Andy Moffat was pleased to be invited to participate in baseline vegetation monitoring as part of a large wildfire experiment whilst visiting New Zealand this year. The internationally supported research, led by Scion’s Rural Research Fire Group, sought to test an American hypothesis that convective heat transfer plays a more prominent role in fire spread than previously thought. The hypothesis has been tested in 2020 in a series of heavily instrumented fire experiments in mature gorse at Redcliffs Station, Rakaia Gorge, Canterbury. More information can be found on the Scion website and a video of the experimentation can be viewed HERE.
Andy Moffat’s Visiting Professorship at the University of Reading has been renewed for a further three years. Andy graduated at Reading and was granted the title of Visiting Professor with the School of Archaeology, Geography and Environmental Science in 2007. He has maintained close links with the university throughout his career and co-supervised a number of PhD students there. He remains actively involved, for example in projects on citizen science and soil health, and is part of the Mentor scheme there.
The University of Reading (http://www.reading.ac.uk/about/) is one of the UK’s leading research-intensive universities and is in the top 30 universities in the UK (QS World University Rankings 2020).

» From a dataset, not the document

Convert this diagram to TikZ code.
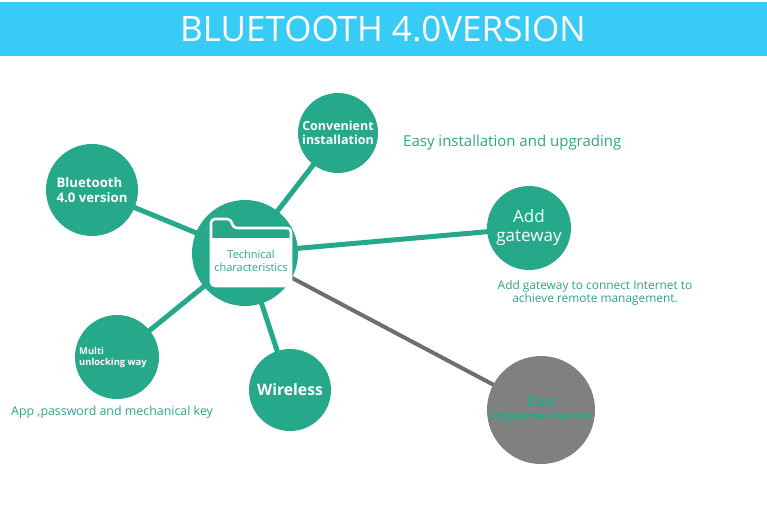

Last week, the Tree Council organised a Forum for Trees in London, with the main purpose of discussing how the UK could extend its stock of trees in order to fight the increase in carbon dioxide concentration in the atmosphere. Sixty six representatives from from sectors spanning forestry, arboriculture, property development, infrastructure and government, as well as conservation charities, farmers and scientists were invited, including the Tree Champion Sir William Worsley. Sir William gave an address describing Government policy for more tree planting and he described his continuing work to ensure that this succeeded. Amy Bray, a very impressive sixteen year old, and founder of the charity ‘Another Way’ was another inspirational speaker. Most of the day was spent determining the opportunities and challenges associated with tree planting, and finding ways to marshall the public and private sectors, as well as charities and communities themselves to rise to the challenge. Andy Moffat was delighted to take part in the event and can be seen in the account summarising the event by the Tree Council. Those interested in receiving a summary of the Forum’s findings can register interest at the Tree Council website.
Sadly, only two British universities now offer undergraduate courses with the word ‘soil’ in the course title. As a soil scientist almost by accident myself, I can see that soil may not attract many school leavers to commit three or four years in its study. But as someone who has been involved with soil management for a large part of my career, the lack of opportunity for formal soil study at a crucial time in our planet’s evolution seems very regrettable. Nevertheless, it is gratifying to see that a number of professional organisations have sought to train their staff in matters of soil management. Following delivery of soil workshops in previous years, the early summer in 2019 has been an especially busy one for A J Moffat & Associates, with delivery of soil courses for the Royal Forestry Society Royal Forestry Society in Alice Holt Forest, Surrey, the Arboricultural Association at Stoneleigh Park, Warwickshire and, for the first time, the South Wales Trunk Road Agent near Swansea.
In 2007, whilst working for Forest Research, Andy Moffat gave a presentation at the ‘Wildfire 2007’ conference with Karl Kitchen from the Met Office entitled “Climate change and forest fires in the UK – possible impacts”. Of course this wasn’t the first time that a linkage between these two phenomena had been asserted, but it was one of the earliest to formalise the link for UK forest land management. Yesterday, the Parliamentary Office of Science & Technology published a concise and convincing update of the subject as a POSTnote entitled “Climate Change and UK Wildfire”. This has been compiled by Lauren Shotter and Jonathan Wentworth from evidence provided by a range of stakeholders. Andy Moffat was delighted to be asked to be involved in this process and also to act as an External Reviewer of the Note.
The POSTnote can be downloaded HERE. Its main findings are that wildfires are becoming a significant hazard in the UK, almost certainly because climate change is increasing their frequency. It identifies that the responsibility for managing wildfire risk is shared between a number of government departments and other stakeholders, most importantly the land owners themselves. It concludes that better wildfire prevention could be achieved through landscape management.
In December 2018, A J Moffat & Associates were asked to review the evidence for current management of veteran beech trees at Burnham Beeches in Buckinghamshire, from an environmental perspective. The City of London Corporation, which sponsored the work, were particularly interested in how management operations such as ‘halo clearance’ might impact on soil and water relationships. The review also examined likely effects of atmospheric pollution and increasing drought risk on the veteran trees. The report, which can be downloaded HERE, concluded that halo clearance was compatible with enhancing moisture supply to the trees, but that wholesale clearance was likely to be detrimental to tree condition. It makes several recommendations to optimize veteran tree retention as the climate becomes warmer and drier in this part of Britain.